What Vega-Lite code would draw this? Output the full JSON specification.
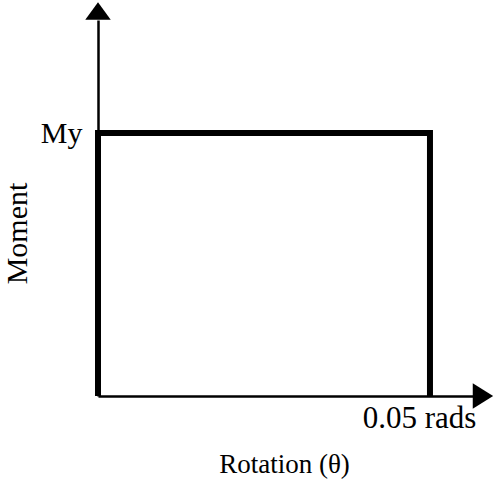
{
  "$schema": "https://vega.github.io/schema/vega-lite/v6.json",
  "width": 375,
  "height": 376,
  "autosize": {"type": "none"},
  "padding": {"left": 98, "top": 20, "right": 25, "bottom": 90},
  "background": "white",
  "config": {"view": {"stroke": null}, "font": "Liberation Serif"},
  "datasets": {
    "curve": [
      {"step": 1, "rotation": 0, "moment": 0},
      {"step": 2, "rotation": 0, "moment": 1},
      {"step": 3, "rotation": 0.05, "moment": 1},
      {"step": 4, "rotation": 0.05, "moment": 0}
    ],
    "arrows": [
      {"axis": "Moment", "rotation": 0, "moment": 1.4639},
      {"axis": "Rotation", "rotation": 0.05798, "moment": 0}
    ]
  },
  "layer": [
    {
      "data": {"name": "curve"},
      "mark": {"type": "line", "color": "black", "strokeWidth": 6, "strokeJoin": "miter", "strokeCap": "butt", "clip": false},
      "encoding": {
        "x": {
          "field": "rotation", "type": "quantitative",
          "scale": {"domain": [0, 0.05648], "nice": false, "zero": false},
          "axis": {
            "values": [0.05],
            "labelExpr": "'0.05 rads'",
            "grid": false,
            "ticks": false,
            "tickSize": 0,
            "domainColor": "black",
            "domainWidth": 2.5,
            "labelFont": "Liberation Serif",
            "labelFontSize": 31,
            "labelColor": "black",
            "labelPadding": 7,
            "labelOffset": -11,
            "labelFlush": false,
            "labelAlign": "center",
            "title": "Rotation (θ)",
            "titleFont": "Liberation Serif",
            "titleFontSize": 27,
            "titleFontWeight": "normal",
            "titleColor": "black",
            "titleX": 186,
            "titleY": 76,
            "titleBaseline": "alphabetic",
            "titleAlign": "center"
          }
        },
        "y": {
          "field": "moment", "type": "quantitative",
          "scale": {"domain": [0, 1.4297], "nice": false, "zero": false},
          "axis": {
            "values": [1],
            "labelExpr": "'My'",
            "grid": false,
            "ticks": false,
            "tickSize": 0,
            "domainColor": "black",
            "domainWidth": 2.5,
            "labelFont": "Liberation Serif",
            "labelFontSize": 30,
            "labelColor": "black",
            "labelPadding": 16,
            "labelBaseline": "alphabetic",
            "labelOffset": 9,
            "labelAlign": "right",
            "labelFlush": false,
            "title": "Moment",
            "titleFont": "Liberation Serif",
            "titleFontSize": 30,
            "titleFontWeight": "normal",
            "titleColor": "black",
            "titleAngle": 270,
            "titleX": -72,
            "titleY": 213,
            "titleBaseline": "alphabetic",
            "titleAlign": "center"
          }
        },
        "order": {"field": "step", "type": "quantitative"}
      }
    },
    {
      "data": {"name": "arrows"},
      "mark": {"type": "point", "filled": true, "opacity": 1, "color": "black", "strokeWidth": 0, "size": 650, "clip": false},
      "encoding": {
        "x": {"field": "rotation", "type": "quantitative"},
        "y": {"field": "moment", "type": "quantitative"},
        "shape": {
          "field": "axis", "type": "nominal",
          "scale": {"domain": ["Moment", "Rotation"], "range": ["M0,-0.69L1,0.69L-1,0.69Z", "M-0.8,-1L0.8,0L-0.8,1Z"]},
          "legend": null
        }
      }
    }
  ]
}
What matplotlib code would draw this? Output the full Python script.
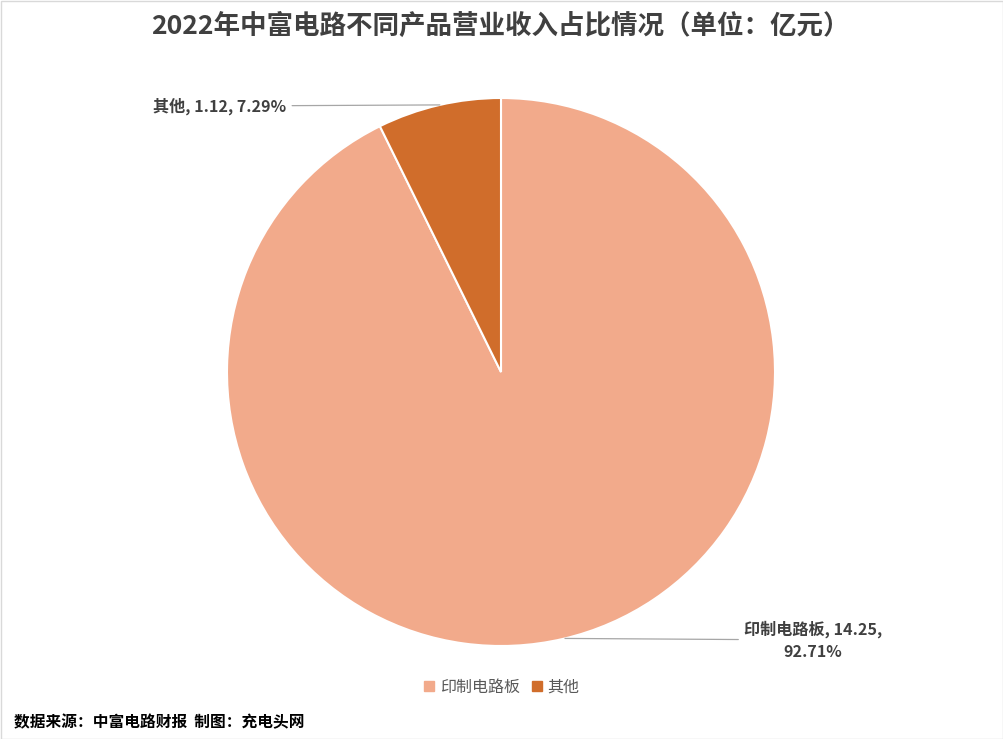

CHALLENGE:
Print every entry above again without changing a word, and omit the pictures.

OUTPUT FOR THIS EXERCISE:
What Vega-Lite code would draw this? Output the full JSON specification.
{
  "$schema": "https://vega.github.io/schema/vega-lite/v6.json",
  "width": 375,
  "height": 376,
  "autosize": {"type": "none"},
  "padding": {"left": 98, "top": 20, "right": 25, "bottom": 90},
  "background": "white",
  "config": {"view": {"stroke": null}, "font": "Liberation Serif"},
  "datasets": {
    "curve": [
      {"step": 1, "rotation": 0, "moment": 0},
      {"step": 2, "rotation": 0, "moment": 1},
      {"step": 3, "rotation": 0.05, "moment": 1},
      {"step": 4, "rotation": 0.05, "moment": 0}
    ],
    "arrows": [
      {"axis": "Moment", "rotation": 0, "moment": 1.4639},
      {"axis": "Rotation", "rotation": 0.05798, "moment": 0}
    ]
  },
  "layer": [
    {
      "data": {"name": "curve"},
      "mark": {"type": "line", "color": "black", "strokeWidth": 6, "strokeJoin": "miter", "strokeCap": "butt", "clip": false},
      "encoding": {
        "x": {
          "field": "rotation", "type": "quantitative",
          "scale": {"domain": [0, 0.05648], "nice": false, "zero": false},
          "axis": {
            "values": [0.05],
            "labelExpr": "'0.05 rads'",
            "grid": false,
            "ticks": false,
            "tickSize": 0,
            "domainColor": "black",
            "domainWidth": 2.5,
            "labelFont": "Liberation Serif",
            "labelFontSize": 31,
            "labelColor": "black",
            "labelPadding": 7,
            "labelOffset": -11,
            "labelFlush": false,
            "labelAlign": "center",
            "title": "Rotation (θ)",
            "titleFont": "Liberation Serif",
            "titleFontSize": 27,
            "titleFontWeight": "normal",
            "titleColor": "black",
            "titleX": 186,
            "titleY": 76,
            "titleBaseline": "alphabetic",
            "titleAlign": "center"
          }
        },
        "y": {
          "field": "moment", "type": "quantitative",
          "scale": {"domain": [0, 1.4297], "nice": false, "zero": false},
          "axis": {
            "values": [1],
            "labelExpr": "'My'",
            "grid": false,
            "ticks": false,
            "tickSize": 0,
            "domainColor": "black",
            "domainWidth": 2.5,
            "labelFont": "Liberation Serif",
            "labelFontSize": 30,
            "labelColor": "black",
            "labelPadding": 16,
            "labelBaseline": "alphabetic",
            "labelOffset": 9,
            "labelAlign": "right",
            "labelFlush": false,
            "title": "Moment",
            "titleFont": "Liberation Serif",
            "titleFontSize": 30,
            "titleFontWeight": "normal",
            "titleColor": "black",
            "titleAngle": 270,
            "titleX": -72,
            "titleY": 213,
            "titleBaseline": "alphabetic",
            "titleAlign": "center"
          }
        },
        "order": {"field": "step", "type": "quantitative"}
      }
    },
    {
      "data": {"name": "arrows"},
      "mark": {"type": "point", "filled": true, "opacity": 1, "color": "black", "strokeWidth": 0, "size": 650, "clip": false},
      "encoding": {
        "x": {"field": "rotation", "type": "quantitative"},
        "y": {"field": "moment", "type": "quantitative"},
        "shape": {
          "field": "axis", "type": "nominal",
          "scale": {"domain": ["Moment", "Rotation"], "range": ["M0,-0.69L1,0.69L-1,0.69Z", "M-0.8,-1L0.8,0L-0.8,1Z"]},
          "legend": null
        }
      }
    }
  ]
}
What matplotlib code would draw this? Output the full Python script.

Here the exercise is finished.